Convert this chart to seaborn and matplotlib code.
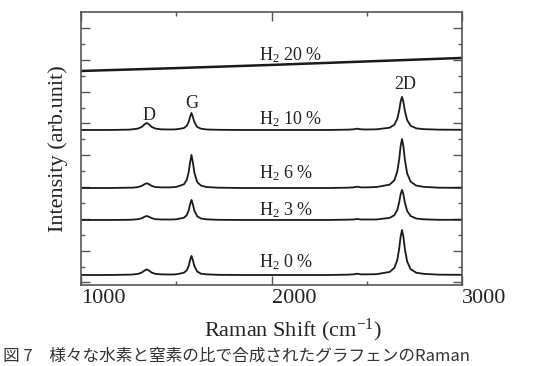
import matplotlib
matplotlib.use("Agg")
import matplotlib.pyplot as plt
from matplotlib.ticker import MultipleLocator, FixedLocator
import seaborn as sns
import pandas as pd

# Raman shift grid (cm^-1), shared by the stacked spectra
shift = [1000, 1150, 1250, 1270, 1300, 1320, 1335, 1345, 1355, 1370, 1390, 1420,
         1470, 1500, 1540, 1555, 1565, 1572, 1580, 1588, 1595, 1610, 1630, 1660,
         1720, 1850, 2000, 2150, 2300, 2400, 2430, 2450, 2470, 2500, 2550, 2620,
         2645, 2660, 2670, 2678, 2685, 2692, 2700, 2712, 2730, 2760, 2800, 2880, 3000]

# intensities (arb. unit, already vertically offset)
h2_0 = [0.63, 0.63, 0.65, 0.66, 0.70, 0.79, 0.92, 0.98, 0.92, 0.79, 0.70, 0.67,
        0.66, 0.67, 0.77, 0.92, 1.19, 1.53, 1.83, 1.53, 1.19, 0.85, 0.71, 0.67,
        0.64, 0.63, 0.63, 0.63, 0.63, 0.65, 0.67, 0.71, 0.67, 0.67, 0.68, 0.82,
        1.08, 1.56, 2.27, 3.06, 3.46, 3.06, 2.27, 1.48, 1.00, 0.77, 0.70, 0.65, 0.64]
h2_3 = [4.09, 4.09, 4.10, 4.11, 4.14, 4.20, 4.30, 4.34, 4.30, 4.21, 4.14, 4.12,
        4.12, 4.13, 4.23, 4.39, 4.68, 5.04, 5.35, 5.04, 4.68, 4.32, 4.18, 4.13,
        4.10, 4.09, 4.09, 4.09, 4.09, 4.11, 4.12, 4.15, 4.12, 4.12, 4.12, 4.22,
        4.39, 4.71, 5.19, 5.72, 5.98, 5.72, 5.19, 4.66, 4.34, 4.18, 4.13, 4.10, 4.10]
h2_6 = [6.10, 6.10, 6.12, 6.12, 6.16, 6.24, 6.35, 6.40, 6.35, 6.24, 6.16, 6.14,
        6.14, 6.17, 6.33, 6.60, 7.08, 7.66, 8.18, 7.66, 7.08, 6.47, 6.25, 6.16,
        6.12, 6.10, 6.10, 6.10, 6.10, 6.12, 6.14, 6.18, 6.14, 6.14, 6.16, 6.31,
        6.59, 7.12, 7.89, 8.75, 9.18, 8.75, 7.89, 7.02, 6.50, 6.25, 6.17, 6.12, 6.11]
h2_10 = [9.75, 9.75, 9.77, 9.79, 9.84, 9.95, 10.12, 10.19, 10.12, 9.95, 9.84, 9.79,
         9.78, 9.79, 9.87, 10.01, 10.25, 10.55, 10.82, 10.55, 10.25, 9.94, 9.83, 9.78,
         9.76, 9.75, 9.75, 9.75, 9.75, 9.77, 9.79, 9.83, 9.79, 9.78, 9.79, 9.89,
         10.08, 10.44, 10.96, 11.54, 11.83, 11.54, 10.96, 10.37, 10.02, 9.85, 9.80, 9.77, 9.76]

# H2 20 %: featureless sloping background
shift_20 = [1000, 1500, 2000, 2500, 3000]
h2_20 = [13.46, 13.64, 13.84, 14.06, 14.28]

labels = ["H$_2$ 0 %", "H$_2$ 3 %", "H$_2$ 6 %", "H$_2$ 10 %", "H$_2$ 20 %"]
label_y = [1.13, 4.40, 6.70, 10.13, 14.15]
peak_names = ["D", "G", "2D"]
peak_x = [1356, 1581, 2702]
peak_y = [10.38, 11.13, 12.33]

frames = []
for name, vals in zip(labels[:4], [h2_0, h2_3, h2_6, h2_10]):
    frames.append(pd.DataFrame({"shift": shift, "intensity": vals, "sample": name}))
df = pd.concat(frames, ignore_index=True)
df20 = pd.DataFrame({"shift": shift_20, "intensity": h2_20, "sample": labels[4]})

sns.set_style("ticks")
plt.rcParams["font.family"] = ["Liberation Serif", "DejaVu Serif"]
plt.rcParams["mathtext.default"] = "regular"

fig = plt.figure(figsize=(5.41, 3.66), dpi=100)
ax = fig.add_axes([0.1497, 0.2213, 0.7043, 0.7451])

sns.lineplot(data=df, x="shift", y="intensity", units="sample", estimator=None,
             sort=False, color="#1a1a1a", lw=1.3, ax=ax)
sns.lineplot(data=df20, x="shift", y="intensity", estimator=None,
             color="#1a1a1a", lw=1.8, ax=ax)

ax.set_xlim(1000, 3000)
ax.set_ylim(0, 17.15)

# sample and peak labels
for txt, yy in zip(labels, label_y):
    ax.text(1932, yy, txt, fontsize=13, color="#222222", va="baseline", ha="left")
for txt, xx, yy in zip(peak_names, peak_x, peak_y):
    ax.text(xx, yy, txt, fontsize=13, color="#222222", va="baseline", ha="center")

ax.xaxis.set_major_locator(FixedLocator([1000, 2000, 3000]))
ax.xaxis.set_minor_locator(FixedLocator([1500, 2500]))
ax.yaxis.set_major_locator(MultipleLocator(2, offset=0.16))
ax.yaxis.set_minor_locator(MultipleLocator(1, offset=0.16))
ax.tick_params(which="both", direction="in", top=True, right=True,
               color="#555555", width=1.0, labelleft=False)
ax.tick_params(which="major", length=6.5)
ax.tick_params(which="minor", length=3.2)
ax.tick_params(axis="x", labelsize=16, pad=3, labelcolor="#222222")
for lab in ax.get_xticklabels():
    lab.set_ha("left")

for sp in ax.spines.values():
    sp.set_color("#555555")
    sp.set_linewidth(1.2)

ax.set_xlabel("Raman Shift (cm$^{-1}$)", fontsize=16, color="#222222")
ax.set_ylabel("Intensity (arb.unit)", fontsize=16, color="#222222")
ax.xaxis.set_label_coords(0.556, -0.165)
ax.xaxis.label.set_va("center")
ax.yaxis.set_label_coords(-0.06, 0.5)
ax.yaxis.label.set_va("center")

# figure caption along the lower edge
fig.text(3 / 541, 1 - 348 / 366,
         "図 7　様々な水素と窒素の比で合成されたグラフェンのRaman",
         fontsize=12, color="#333333", va="top", ha="left",
         family=["Noto Sans CJK JP", "DejaVu Sans"])

fig.savefig("out.png", dpi=100)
·····
■ **WHAT YOU HAVE TO DO**
Repeat the material above verbatim. Leave the pictures behind.

■ **RESPONSE TO THIS EXERCISE**
Convert this chart to seaborn and matplotlib code.
import matplotlib
matplotlib.use("Agg")
import matplotlib.pyplot as plt
from matplotlib.ticker import MultipleLocator, FixedLocator
import seaborn as sns
import pandas as pd

# Raman shift grid (cm^-1), shared by the stacked spectra
shift = [1000, 1150, 1250, 1270, 1300, 1320, 1335, 1345, 1355, 1370, 1390, 1420,
         1470, 1500, 1540, 1555, 1565, 1572, 1580, 1588, 1595, 1610, 1630, 1660,
         1720, 1850, 2000, 2150, 2300, 2400, 2430, 2450, 2470, 2500, 2550, 2620,
         2645, 2660, 2670, 2678, 2685, 2692, 2700, 2712, 2730, 2760, 2800, 2880, 3000]

# intensities (arb. unit, already vertically offset)
h2_0 = [0.63, 0.63, 0.65, 0.66, 0.70, 0.79, 0.92, 0.98, 0.92, 0.79, 0.70, 0.67,
        0.66, 0.67, 0.77, 0.92, 1.19, 1.53, 1.83, 1.53, 1.19, 0.85, 0.71, 0.67,
        0.64, 0.63, 0.63, 0.63, 0.63, 0.65, 0.67, 0.71, 0.67, 0.67, 0.68, 0.82,
        1.08, 1.56, 2.27, 3.06, 3.46, 3.06, 2.27, 1.48, 1.00, 0.77, 0.70, 0.65, 0.64]
h2_3 = [4.09, 4.09, 4.10, 4.11, 4.14, 4.20, 4.30, 4.34, 4.30, 4.21, 4.14, 4.12,
        4.12, 4.13, 4.23, 4.39, 4.68, 5.04, 5.35, 5.04, 4.68, 4.32, 4.18, 4.13,
        4.10, 4.09, 4.09, 4.09, 4.09, 4.11, 4.12, 4.15, 4.12, 4.12, 4.12, 4.22,
        4.39, 4.71, 5.19, 5.72, 5.98, 5.72, 5.19, 4.66, 4.34, 4.18, 4.13, 4.10, 4.10]
h2_6 = [6.10, 6.10, 6.12, 6.12, 6.16, 6.24, 6.35, 6.40, 6.35, 6.24, 6.16, 6.14,
        6.14, 6.17, 6.33, 6.60, 7.08, 7.66, 8.18, 7.66, 7.08, 6.47, 6.25, 6.16,
        6.12, 6.10, 6.10, 6.10, 6.10, 6.12, 6.14, 6.18, 6.14, 6.14, 6.16, 6.31,
        6.59, 7.12, 7.89, 8.75, 9.18, 8.75, 7.89, 7.02, 6.50, 6.25, 6.17, 6.12, 6.11]
h2_10 = [9.75, 9.75, 9.77, 9.79, 9.84, 9.95, 10.12, 10.19, 10.12, 9.95, 9.84, 9.79,
         9.78, 9.79, 9.87, 10.01, 10.25, 10.55, 10.82, 10.55, 10.25, 9.94, 9.83, 9.78,
         9.76, 9.75, 9.75, 9.75, 9.75, 9.77, 9.79, 9.83, 9.79, 9.78, 9.79, 9.89,
         10.08, 10.44, 10.96, 11.54, 11.83, 11.54, 10.96, 10.37, 10.02, 9.85, 9.80, 9.77, 9.76]

# H2 20 %: featureless sloping background
shift_20 = [1000, 1500, 2000, 2500, 3000]
h2_20 = [13.46, 13.64, 13.84, 14.06, 14.28]

labels = ["H$_2$ 0 %", "H$_2$ 3 %", "H$_2$ 6 %", "H$_2$ 10 %", "H$_2$ 20 %"]
label_y = [1.13, 4.40, 6.70, 10.13, 14.15]
peak_names = ["D", "G", "2D"]
peak_x = [1356, 1581, 2702]
peak_y = [10.38, 11.13, 12.33]

frames = []
for name, vals in zip(labels[:4], [h2_0, h2_3, h2_6, h2_10]):
    frames.append(pd.DataFrame({"shift": shift, "intensity": vals, "sample": name}))
df = pd.concat(frames, ignore_index=True)
df20 = pd.DataFrame({"shift": shift_20, "intensity": h2_20, "sample": labels[4]})

sns.set_style("ticks")
plt.rcParams["font.family"] = ["Liberation Serif", "DejaVu Serif"]
plt.rcParams["mathtext.default"] = "regular"

fig = plt.figure(figsize=(5.41, 3.66), dpi=100)
ax = fig.add_axes([0.1497, 0.2213, 0.7043, 0.7451])

sns.lineplot(data=df, x="shift", y="intensity", units="sample", estimator=None,
             sort=False, color="#1a1a1a", lw=1.3, ax=ax)
sns.lineplot(data=df20, x="shift", y="intensity", estimator=None,
             color="#1a1a1a", lw=1.8, ax=ax)

ax.set_xlim(1000, 3000)
ax.set_ylim(0, 17.15)

# sample and peak labels
for txt, yy in zip(labels, label_y):
    ax.text(1932, yy, txt, fontsize=13, color="#222222", va="baseline", ha="left")
for txt, xx, yy in zip(peak_names, peak_x, peak_y):
    ax.text(xx, yy, txt, fontsize=13, color="#222222", va="baseline", ha="center")

ax.xaxis.set_major_locator(FixedLocator([1000, 2000, 3000]))
ax.xaxis.set_minor_locator(FixedLocator([1500, 2500]))
ax.yaxis.set_major_locator(MultipleLocator(2, offset=0.16))
ax.yaxis.set_minor_locator(MultipleLocator(1, offset=0.16))
ax.tick_params(which="both", direction="in", top=True, right=True,
               color="#555555", width=1.0, labelleft=False)
ax.tick_params(which="major", length=6.5)
ax.tick_params(which="minor", length=3.2)
ax.tick_params(axis="x", labelsize=16, pad=3, labelcolor="#222222")
for lab in ax.get_xticklabels():
    lab.set_ha("left")

for sp in ax.spines.values():
    sp.set_color("#555555")
    sp.set_linewidth(1.2)

ax.set_xlabel("Raman Shift (cm$^{-1}$)", fontsize=16, color="#222222")
ax.set_ylabel("Intensity (arb.unit)", fontsize=16, color="#222222")
ax.xaxis.set_label_coords(0.556, -0.165)
ax.xaxis.label.set_va("center")
ax.yaxis.set_label_coords(-0.06, 0.5)
ax.yaxis.label.set_va("center")

# figure caption along the lower edge
fig.text(3 / 541, 1 - 348 / 366,
         "図 7　様々な水素と窒素の比で合成されたグラフェンのRaman",
         fontsize=12, color="#333333", va="top", ha="left",
         family=["Noto Sans CJK JP", "DejaVu Sans"])

fig.savefig("out.png", dpi=100)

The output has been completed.